— start of DATA ROWS —

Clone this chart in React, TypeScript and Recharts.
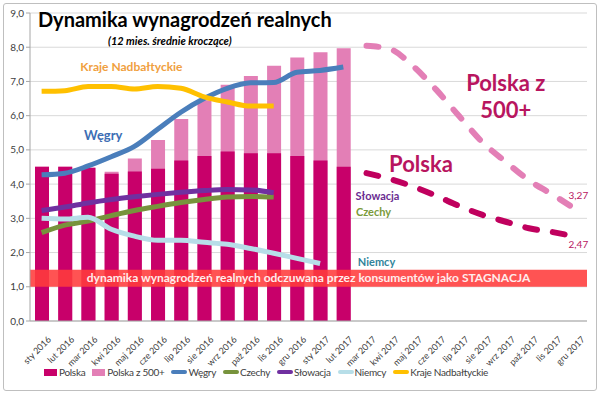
import {
  ComposedChart,
  Bar,
  Line,
  XAxis,
  YAxis,
  CartesianGrid,
  Legend,
  ReferenceArea,
  ReferenceDot,
} from "recharts";

const months = [
  "sty 2016", "lut 2016", "mar 2016", "kwi 2016", "maj 2016", "cze 2016",
  "lip 2016", "sie 2016", "wrz 2016", "paź 2016", "lis 2016", "gru 2016",
  "sty 2017", "lut 2017", "mar 2017", "kwi 2017", "maj 2017", "cze 2017",
  "lip 2017", "sie 2017", "wrz 2017", "paź 2017", "lis 2017", "gru 2017",
];

const polska = [4.51, 4.51, 4.48, 4.3, 4.37, 4.45, 4.69, 4.82, 4.95, 4.9, 4.9, 4.82, 4.69, 4.51];
const polska500 = [4.51, 4.51, 4.48, 4.36, 4.75, 5.29, 5.9, 6.45, 6.9, 7.16, 7.46, 7.7, 7.85, 7.97];
const wegry = [4.27, 4.32, 4.53, 4.8, 5.1, 5.6, 6.1, 6.5, 6.8, 6.96, 6.97, 7.27, 7.32, 7.42];
const czechy = [2.58, 2.8, 2.92, 3.08, 3.23, 3.35, 3.46, 3.55, 3.62, 3.64, 3.62];
const slowacja = [3.23, 3.33, 3.45, 3.55, 3.63, 3.7, 3.76, 3.81, 3.84, 3.83, 3.75];
const niemcy = [3.0, 2.98, 3.03, 2.68, 2.48, 2.36, 2.36, 2.3, 2.24, 2.12, 1.98, 1.83, 1.68];
const baltyckie = [6.71, 6.73, 6.85, 6.85, 6.78, 6.85, 6.8, 6.55, 6.4, 6.28, 6.28];
// prognoza od mar 2017
const prognoza500 = [8.04, 7.95, 7.45, 6.76, 5.98, 5.22, 4.65, 4.11, 3.7, 3.27];
const prognozaPolska = [4.32, 4.15, 3.93, 3.66, 3.36, 3.1, 2.9, 2.71, 2.6, 2.47];
const forecastStart = 14;

const yTicks = [0, 1, 2, 3, 4, 5, 6, 7, 8, 9];

const data = months.map((month, i) => ({
  month,
  polska: polska[i] ?? null,
  polska500: polska500[i] ?? null,
  wegry: wegry[i] ?? null,
  czechy: czechy[i] ?? null,
  slowacja: slowacja[i] ?? null,
  niemcy: niemcy[i] ?? null,
  baltyckie: baltyckie[i] ?? null,
  prog500: i >= forecastStart ? prognoza500[i - forecastStart] : null,
  progPolska: i >= forecastStart ? prognozaPolska[i - forecastStart] : null,
}));

const FONT = "Lato, 'Open Sans', sans-serif";

const notes = [
  { text: "Kraje Nadbałtyckie", x: "maj 2016", y: 7.45, dx: -3, color: "#f0a040", size: 12 },
  { text: "Węgry", x: "kwi 2016", y: 5.44, dx: -8, color: "#3d6eb4", size: 13 },
  { text: "Słowacja", x: "mar 2017", y: 3.68, dx: 11, color: "#6a2c91", size: 11 },
  { text: "Czechy", x: "mar 2017", y: 3.19, dx: 7, color: "#7a9a3a", size: 11 },
  { text: "Niemcy", x: "mar 2017", y: 1.75, dx: 10, color: "#31849b", size: 11 },
  { text: "Polska z", x: "wrz 2017", y: 6.96, dx: 0, color: "#b8155f", size: 22 },
  { text: "500+", x: "wrz 2017", y: 6.17, dx: 0, color: "#b8155f", size: 22 },
  { text: "Polska", x: "maj 2017", y: 4.59, dx: 8, color: "#b8155f", size: 22 },
  { text: "3,27", x: "gru 2017", y: 3.68, dx: 3, color: "#b8155f", size: 10, normal: true },
  { text: "2,47", x: "gru 2017", y: 2.25, dx: 3, color: "#b8155f", size: 10, normal: true },
];

const legendOrder = ["Polska", "Polska z 500+", "Węgry", "Czechy", "Słowacja", "Niemcy", "Kraje Nadbałtyckie"];

function MonthTick({ x, y, payload }: any) {
  const tx = x + 5;
  const ty = y + 6;
  return (
    <text
      x={tx}
      y={ty}
      textAnchor="end"
      dominantBaseline="hanging"
      transform={`rotate(-45 ${tx} ${ty})`}
      fontSize={9}
      fill="#404040"
      fontFamily={FONT}
    >
      {payload.value}
    </text>
  );
}

function LegendContent(props: any) {
  const items = (props.payload || [])
    .filter((p: any) => legendOrder.includes(p.value))
    .sort((a: any, b: any) => legendOrder.indexOf(a.value) - legendOrder.indexOf(b.value));
  return (
    <div style={{ display: "flex", alignItems: "center", paddingLeft: 42, gap: 7, fontSize: 10, letterSpacing: -0.3, color: "#404040", fontFamily: FONT }}>
      {items.map((p: any) => (
        <div key={p.value} style={{ display: "flex", alignItems: "center" }}>
          {p.type === "rect" ? (
            <span style={{ width: 13, height: 7, background: p.color, marginRight: 2 }} />
          ) : (
            <span style={{ width: 16, height: 4, borderRadius: 2, background: p.color, marginRight: 1 }} />
          )}
          <span>{p.value}</span>
        </div>
      ))}
    </div>
  );
}

export default function App() {
  return (
    <div style={{ position: "absolute", left: 0, top: 0, width: 600, height: 394, background: "#fff", fontFamily: FONT }}>
      <div style={{ position: "absolute", left: 3, top: 3, width: 592, height: 386, border: "1px solid #bfbfbf", borderRadius: 3 }} />
      <ComposedChart
        width={600}
        height={394}
        data={data}
        margin={{ top: 13, right: 13, left: 2, bottom: 6 }}
      >
        <CartesianGrid vertical={false} stroke="#d9d9d9" xAxisId="main" />
        <XAxis
          xAxisId="main"
          dataKey="month"
          interval={0}
          height={45}
          tick={<MonthTick />}
          tickLine={false}
          stroke="#a6a6a6"
        />
        <XAxis xAxisId="back" dataKey="month" hide height={0} />
        <YAxis
          width={28}
          domain={[0, 9]}
          ticks={yTicks}
          interval={0}
          tickFormatter={(v) => v.toFixed(1).replace(".", ",")}
          tick={{ fontSize: 10, fill: "#404040", fontFamily: FONT }}
          stroke="#a6a6a6"
          tickSize={4}
        />
        <Legend verticalAlign="bottom" height={22} content={LegendContent} />
        <Bar xAxisId="back" dataKey="polska500" name="Polska z 500+" fill="#e37fb6" barSize={14} isAnimationActive={false} legendType="rect" />
        <Bar xAxisId="main" dataKey="polska" name="Polska" fill="#c8006a" barSize={14} isAnimationActive={false} legendType="rect" />
        <ReferenceArea
          xAxisId="main"
          y1={1}
          y2={1.5}
          fill="#ff3b3b"
          fillOpacity={0.88}
          stroke="none"
          zIndex={350}
          label={{
            value: "dynamika wynagrodzeń  realnych  odczuwana  przez konsumentów  jako STAGNACJA",
            position: "center",
            fill: "#ffecec",
            fontSize: 12,
            fontWeight: 700,
            fontFamily: FONT,
          }}
        />
        <Line xAxisId="main" type="monotone" dataKey="wegry" name="Węgry" stroke="#4a7ebb" strokeWidth={5} dot={false} isAnimationActive={false} />
        <Line xAxisId="main" type="monotone" dataKey="czechy" name="Czechy" stroke="#77933c" strokeWidth={5} dot={false} isAnimationActive={false} />
        <Line xAxisId="main" type="monotone" dataKey="slowacja" name="Słowacja" stroke="#7030a0" strokeWidth={5} dot={false} isAnimationActive={false} />
        <Line xAxisId="main" type="monotone" dataKey="niemcy" name="Niemcy" stroke="#b7dee8" strokeWidth={5} dot={false} isAnimationActive={false} />
        <Line xAxisId="main" type="monotone" dataKey="baltyckie" name="Kraje Nadbałtyckie" stroke="#ffc000" strokeWidth={5} dot={false} isAnimationActive={false} />
        <Line xAxisId="main" type="monotone" dataKey="prog500" name="prognoza 500+" stroke="#e37fb6" strokeWidth={6} strokeDasharray="12 16" strokeLinecap="round" dot={false} legendType="none" isAnimationActive={false} />
        <Line xAxisId="main" type="monotone" dataKey="progPolska" name="prognoza Polska" stroke="#c0005e" strokeWidth={6} strokeDasharray="12 16" strokeLinecap="round" dot={false} legendType="none" isAnimationActive={false} />
        {notes.map((n) => (
          <ReferenceDot
            key={n.text}
            xAxisId="main"
            x={n.x}
            y={n.y}
            r={0}
            zIndex={2000}
            shape={(p: any) => (
              <text
                x={p.cx + n.dx}
                y={p.cy}
                textAnchor="middle"
                dominantBaseline="central"
                fill={n.color}
                fontSize={n.size}
                fontWeight={n.normal ? 400 : 700}
                fontFamily={FONT}
              >
                {n.text}
              </text>
            )}
          />
        ))}
      </ComposedChart>
      <div style={{ position: "absolute", left: 38, top: 7, fontSize: 20, fontWeight: 700, color: "#000", whiteSpace: "nowrap" }}>
        Dynamika wynagrodzeń realnych
      </div>
      <div style={{ position: "absolute", left: 108, top: 34, fontSize: 11, fontWeight: 700, fontStyle: "italic", color: "#000", whiteSpace: "nowrap" }}>
        (12 mies. średnie kroczące)
      </div>
    </div>
  );
}
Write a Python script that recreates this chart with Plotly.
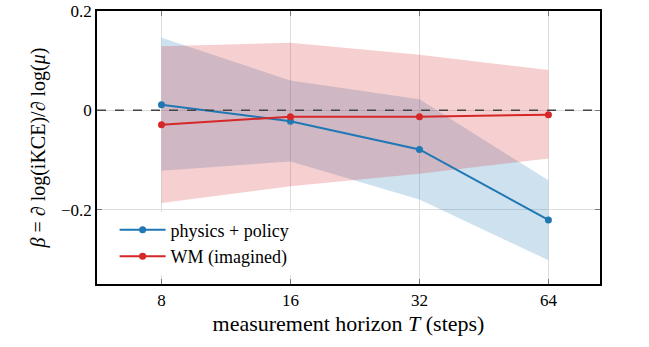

— end of DATA ROWS —

Without the pictures, return the listing above from its first line through the line that has "const forecastStart = 14;".

EXERCISE RESPONSE:
Clone this chart in React, TypeScript and Recharts.
import {
  ComposedChart,
  Bar,
  Line,
  XAxis,
  YAxis,
  CartesianGrid,
  Legend,
  ReferenceArea,
  ReferenceDot,
} from "recharts";

const months = [
  "sty 2016", "lut 2016", "mar 2016", "kwi 2016", "maj 2016", "cze 2016",
  "lip 2016", "sie 2016", "wrz 2016", "paź 2016", "lis 2016", "gru 2016",
  "sty 2017", "lut 2017", "mar 2017", "kwi 2017", "maj 2017", "cze 2017",
  "lip 2017", "sie 2017", "wrz 2017", "paź 2017", "lis 2017", "gru 2017",
];

const polska = [4.51, 4.51, 4.48, 4.3, 4.37, 4.45, 4.69, 4.82, 4.95, 4.9, 4.9, 4.82, 4.69, 4.51];
const polska500 = [4.51, 4.51, 4.48, 4.36, 4.75, 5.29, 5.9, 6.45, 6.9, 7.16, 7.46, 7.7, 7.85, 7.97];
const wegry = [4.27, 4.32, 4.53, 4.8, 5.1, 5.6, 6.1, 6.5, 6.8, 6.96, 6.97, 7.27, 7.32, 7.42];
const czechy = [2.58, 2.8, 2.92, 3.08, 3.23, 3.35, 3.46, 3.55, 3.62, 3.64, 3.62];
const slowacja = [3.23, 3.33, 3.45, 3.55, 3.63, 3.7, 3.76, 3.81, 3.84, 3.83, 3.75];
const niemcy = [3.0, 2.98, 3.03, 2.68, 2.48, 2.36, 2.36, 2.3, 2.24, 2.12, 1.98, 1.83, 1.68];
const baltyckie = [6.71, 6.73, 6.85, 6.85, 6.78, 6.85, 6.8, 6.55, 6.4, 6.28, 6.28];
// prognoza od mar 2017
const prognoza500 = [8.04, 7.95, 7.45, 6.76, 5.98, 5.22, 4.65, 4.11, 3.7, 3.27];
const prognozaPolska = [4.32, 4.15, 3.93, 3.66, 3.36, 3.1, 2.9, 2.71, 2.6, 2.47];
const forecastStart = 14;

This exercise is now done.